What’s that ‘Challenge’ doing in the name, though? What’s all that about, eh?
1) Milk Cup (1981/82-1985/86)
Just brilliant. That English football’s first major, groundbreaking leap into the scary world of sponsorship should be for Milk. Just generically milk. Milk.
Does milk need the benefits and raised awareness provided by such a move? We are pretty confident that more people are aware of milk than are aware of the League Cup. If it hadn’t happened, Viz would have had to invent it.
The Milk Cup! Milk! Cup! A Cup! Sponsored by Milk! It’s properly mad when you think about it. Milk!

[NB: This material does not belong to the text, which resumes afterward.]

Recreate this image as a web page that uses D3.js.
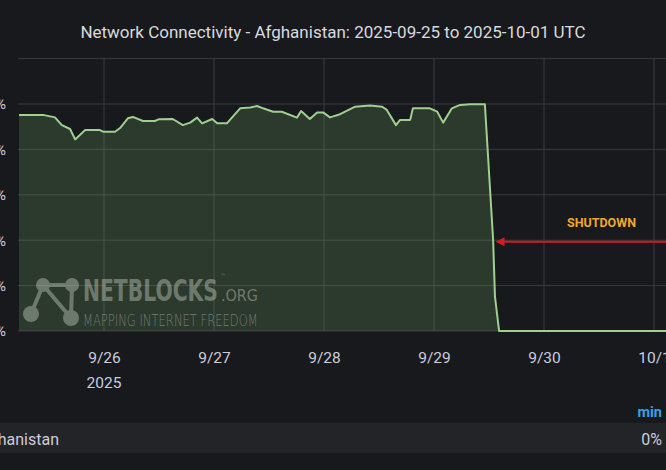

They’re lucky there’s all that to make it so good, because bringing in their own trophy and, criminally, making it not an actual cup that you could drink milk, champagne or anything out of, is an absolute disgrace. You have to be able to drink from a cup; that should be a basic rule. The arrogance of Big Milk to think they can just trample all over centuries of what constitutes a cup is appalling. Surely if anyone should have their heads screwed on about drink receptacles it’s the lads who run milk.
Anyway, it’s a great name even if the ‘cup’ itself was sh*t. Also still the name your dad uses for the competition, which you always thought an absurd affectation on his part, adopted specifically to annoy you, but then you realise the Barclays hasn’t been the Barclays since 2016.